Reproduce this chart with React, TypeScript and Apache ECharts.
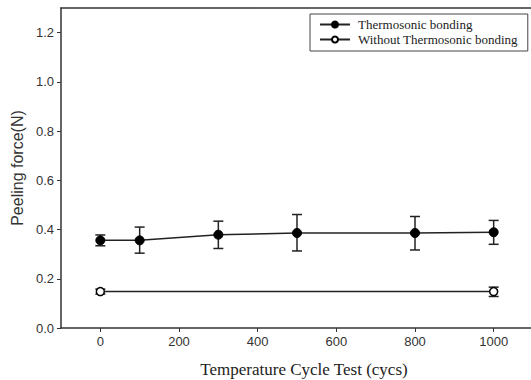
import React, { useEffect, useRef } from "react";
import * as echarts from "echarts";

const cycles = [0, 100, 300, 500, 800, 1000];
const thermoMean = [0.356, 0.356, 0.379, 0.386, 0.386, 0.389];
const thermoLow = [0.334, 0.304, 0.323, 0.313, 0.317, 0.34];
const thermoHigh = [0.378, 0.41, 0.434, 0.461, 0.453, 0.437];

const withoutCycles = [0, 1000];
const withoutMean = [0.148, 0.148];
const withoutLow = [0.138, 0.128];
const withoutHigh = [0.158, 0.166];

const xTicks = [0, 200, 400, 600, 800, 1000];
const yTicks = [0, 0.2, 0.4, 0.6, 0.8, 1.0, 1.2];

const seriesNames = ["Thermosonic bonding", "Without Thermosonic bonding"];

const INK = "#222";

function errorRender(params: any, api: any) {
  const x = api.value(0);
  const lo = api.coord([x, api.value(1)]);
  const hi = api.coord([x, api.value(2)]);
  const w = 5;
  const style = { stroke: INK, lineWidth: 1.5 };
  return {
    type: "group",
    children: [
      { type: "line", shape: { x1: lo[0], y1: lo[1], x2: hi[0], y2: hi[1] }, style },
      { type: "line", shape: { x1: lo[0] - w, y1: lo[1], x2: lo[0] + w, y2: lo[1] }, style },
      { type: "line", shape: { x1: hi[0] - w, y1: hi[1], x2: hi[0] + w, y2: hi[1] }, style },
    ],
  };
}

export default function App() {
  const ref = useRef<HTMLDivElement>(null);
  useEffect(() => {
    if (!ref.current) return;
    const chart = echarts.init(ref.current, undefined, { renderer: "svg" });
    const thermoErr = cycles.map((c, i) => [c, thermoLow[i], thermoHigh[i]]);
    const withoutErr = withoutCycles.map((c, i) => [c, withoutLow[i], withoutHigh[i]]);
    chart.setOption({
      animation: false,
      backgroundColor: "#fff",
      grid: {
        left: 61,
        top: 8,
        width: 472,
        height: 320,
        show: false,
        outerBoundsMode: "none",
        containLabel: false,
      },
      legend: {
        orient: "vertical",
        left: 310,
        top: 14,
        data: seriesNames,
        itemWidth: 30,
        itemHeight: 7.5,
        itemGap: 2,
        padding: [4, 10, 5, 9],
        borderColor: "#444",
        borderWidth: 1,
        textStyle: { fontFamily: "Liberation Serif", fontSize: 13, color: INK, padding: [0, 0, 0, 3] },
      },
      xAxis: [
        {
          type: "value",
          min: -100,
          max: 1100,
          name: "Temperature Cycle Test (cycs)",
          nameLocation: "middle",
          nameGap: 33,
          nameTextStyle: { fontFamily: "Liberation Serif", fontSize: 17, color: INK, padding: [0, 0, 0, 14] },
          axisLine: { onZero: false, lineStyle: { color: "#333", width: 1.5 } },
          axisTick: { show: true, inside: false, length: 4, customValues: xTicks, lineStyle: { color: "#333" } },
          axisLabel: {
            customValues: xTicks,
            fontFamily: "Liberation Sans",
            fontSize: 13,
            color: "#333",
            margin: 7,
            formatter: (v: number) => String(v),
          },
          splitLine: { show: false },
        },
        {
          type: "value",
          position: "top",
          min: -100,
          max: 1100,
          axisLine: { show: true, onZero: false, lineStyle: { color: "#333", width: 1.5 } },
          axisTick: { show: false },
          axisLabel: { show: false },
          splitLine: { show: false },
        },
      ],
      yAxis: {
        type: "value",
        min: 0,
        max: 1.3,
        name: "Peeling force(N)",
        nameLocation: "middle",
        nameGap: 35,
        nameTextStyle: { fontFamily: "Liberation Sans", fontSize: 16, color: "#333" },
        axisLine: { show: true, onZero: false, lineStyle: { color: "#333", width: 1.5 } },
        axisTick: { show: true, inside: false, length: 4, customValues: yTicks, lineStyle: { color: "#333" } },
        axisLabel: {
          customValues: yTicks,
          fontFamily: "Liberation Sans",
          fontSize: 13,
          color: "#333",
          margin: 7,
          formatter: (v: number) => v.toFixed(1),
        },
        splitLine: { show: false },
      },
      series: [
        {
          type: "custom",
          renderItem: errorRender,
          data: thermoErr,
          z: 1,
          silent: true,
        },
        {
          type: "custom",
          renderItem: errorRender,
          data: withoutErr,
          z: 1,
          silent: true,
        },
        {
          name: seriesNames[0],
          type: "line",
          data: cycles.map((c, i) => [c, thermoMean[i]]),
          symbol: "circle",
          symbolSize: 9,
          lineStyle: { color: INK, width: 1.5 },
          itemStyle: { color: "#000", borderColor: "#000", borderWidth: 1 },
          z: 3,
        },
        {
          name: seriesNames[1],
          type: "line",
          data: withoutCycles.map((c, i) => [c, withoutMean[i]]),
          symbol: "circle",
          symbolSize: 8,
          lineStyle: { color: INK, width: 1.5 },
          itemStyle: { color: "#fff", borderColor: "#000", borderWidth: 1.5 },
          z: 3,
        },
      ],
    });
    return () => chart.dispose();
  }, []);
  return (
    <div
      ref={ref}
      style={{ position: "absolute", left: 0, top: 0, width: 531, height: 380 }}
    />
  );
}
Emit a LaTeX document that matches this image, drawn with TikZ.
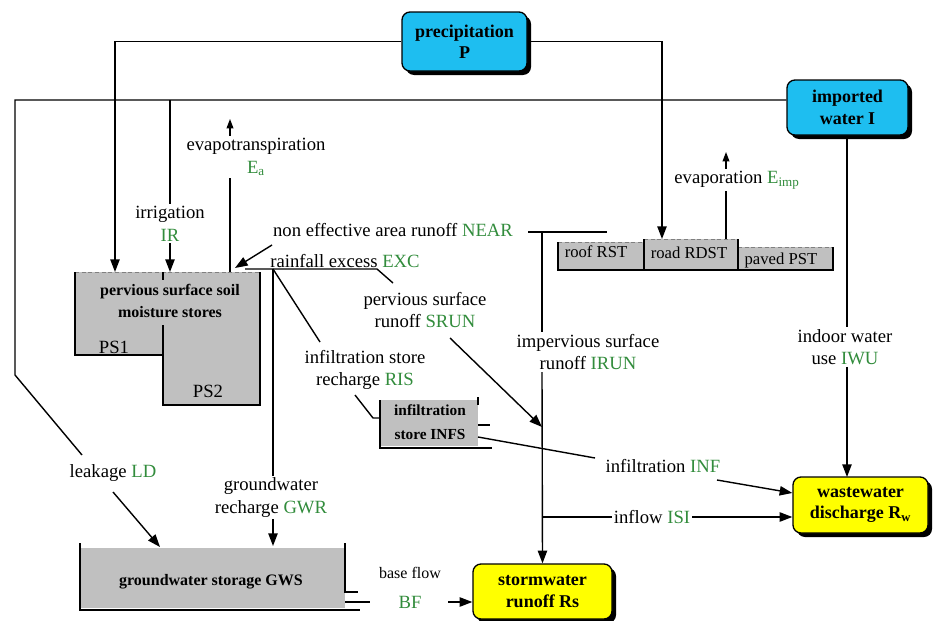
——
◆ **STATED TASK**
All records above are to be printed exactly, minus the pictures they contain.

◆ **RESPONSE**
Reproduce this chart with React, TypeScript and Apache ECharts.
import React, { useEffect, useRef } from "react";
import * as echarts from "echarts";

const cycles = [0, 100, 300, 500, 800, 1000];
const thermoMean = [0.356, 0.356, 0.379, 0.386, 0.386, 0.389];
const thermoLow = [0.334, 0.304, 0.323, 0.313, 0.317, 0.34];
const thermoHigh = [0.378, 0.41, 0.434, 0.461, 0.453, 0.437];

const withoutCycles = [0, 1000];
const withoutMean = [0.148, 0.148];
const withoutLow = [0.138, 0.128];
const withoutHigh = [0.158, 0.166];

const xTicks = [0, 200, 400, 600, 800, 1000];
const yTicks = [0, 0.2, 0.4, 0.6, 0.8, 1.0, 1.2];

const seriesNames = ["Thermosonic bonding", "Without Thermosonic bonding"];

const INK = "#222";

function errorRender(params: any, api: any) {
  const x = api.value(0);
  const lo = api.coord([x, api.value(1)]);
  const hi = api.coord([x, api.value(2)]);
  const w = 5;
  const style = { stroke: INK, lineWidth: 1.5 };
  return {
    type: "group",
    children: [
      { type: "line", shape: { x1: lo[0], y1: lo[1], x2: hi[0], y2: hi[1] }, style },
      { type: "line", shape: { x1: lo[0] - w, y1: lo[1], x2: lo[0] + w, y2: lo[1] }, style },
      { type: "line", shape: { x1: hi[0] - w, y1: hi[1], x2: hi[0] + w, y2: hi[1] }, style },
    ],
  };
}

export default function App() {
  const ref = useRef<HTMLDivElement>(null);
  useEffect(() => {
    if (!ref.current) return;
    const chart = echarts.init(ref.current, undefined, { renderer: "svg" });
    const thermoErr = cycles.map((c, i) => [c, thermoLow[i], thermoHigh[i]]);
    const withoutErr = withoutCycles.map((c, i) => [c, withoutLow[i], withoutHigh[i]]);
    chart.setOption({
      animation: false,
      backgroundColor: "#fff",
      grid: {
        left: 61,
        top: 8,
        width: 472,
        height: 320,
        show: false,
        outerBoundsMode: "none",
        containLabel: false,
      },
      legend: {
        orient: "vertical",
        left: 310,
        top: 14,
        data: seriesNames,
        itemWidth: 30,
        itemHeight: 7.5,
        itemGap: 2,
        padding: [4, 10, 5, 9],
        borderColor: "#444",
        borderWidth: 1,
        textStyle: { fontFamily: "Liberation Serif", fontSize: 13, color: INK, padding: [0, 0, 0, 3] },
      },
      xAxis: [
        {
          type: "value",
          min: -100,
          max: 1100,
          name: "Temperature Cycle Test (cycs)",
          nameLocation: "middle",
          nameGap: 33,
          nameTextStyle: { fontFamily: "Liberation Serif", fontSize: 17, color: INK, padding: [0, 0, 0, 14] },
          axisLine: { onZero: false, lineStyle: { color: "#333", width: 1.5 } },
          axisTick: { show: true, inside: false, length: 4, customValues: xTicks, lineStyle: { color: "#333" } },
          axisLabel: {
            customValues: xTicks,
            fontFamily: "Liberation Sans",
            fontSize: 13,
            color: "#333",
            margin: 7,
            formatter: (v: number) => String(v),
          },
          splitLine: { show: false },
        },
        {
          type: "value",
          position: "top",
          min: -100,
          max: 1100,
          axisLine: { show: true, onZero: false, lineStyle: { color: "#333", width: 1.5 } },
          axisTick: { show: false },
          axisLabel: { show: false },
          splitLine: { show: false },
        },
      ],
      yAxis: {
        type: "value",
        min: 0,
        max: 1.3,
        name: "Peeling force(N)",
        nameLocation: "middle",
        nameGap: 35,
        nameTextStyle: { fontFamily: "Liberation Sans", fontSize: 16, color: "#333" },
        axisLine: { show: true, onZero: false, lineStyle: { color: "#333", width: 1.5 } },
        axisTick: { show: true, inside: false, length: 4, customValues: yTicks, lineStyle: { color: "#333" } },
        axisLabel: {
          customValues: yTicks,
          fontFamily: "Liberation Sans",
          fontSize: 13,
          color: "#333",
          margin: 7,
          formatter: (v: number) => v.toFixed(1),
        },
        splitLine: { show: false },
      },
      series: [
        {
          type: "custom",
          renderItem: errorRender,
          data: thermoErr,
          z: 1,
          silent: true,
        },
        {
          type: "custom",
          renderItem: errorRender,
          data: withoutErr,
          z: 1,
          silent: true,
        },
        {
          name: seriesNames[0],
          type: "line",
          data: cycles.map((c, i) => [c, thermoMean[i]]),
          symbol: "circle",
          symbolSize: 9,
          lineStyle: { color: INK, width: 1.5 },
          itemStyle: { color: "#000", borderColor: "#000", borderWidth: 1 },
          z: 3,
        },
        {
          name: seriesNames[1],
          type: "line",
          data: withoutCycles.map((c, i) => [c, withoutMean[i]]),
          symbol: "circle",
          symbolSize: 8,
          lineStyle: { color: INK, width: 1.5 },
          itemStyle: { color: "#fff", borderColor: "#000", borderWidth: 1.5 },
          z: 3,
        },
      ],
    });
    return () => chart.dispose();
  }, []);
  return (
    <div
      ref={ref}
      style={{ position: "absolute", left: 0, top: 0, width: 531, height: 380 }}
    />
  );
}
Emit a LaTeX document that matches this image, drawn with TikZ.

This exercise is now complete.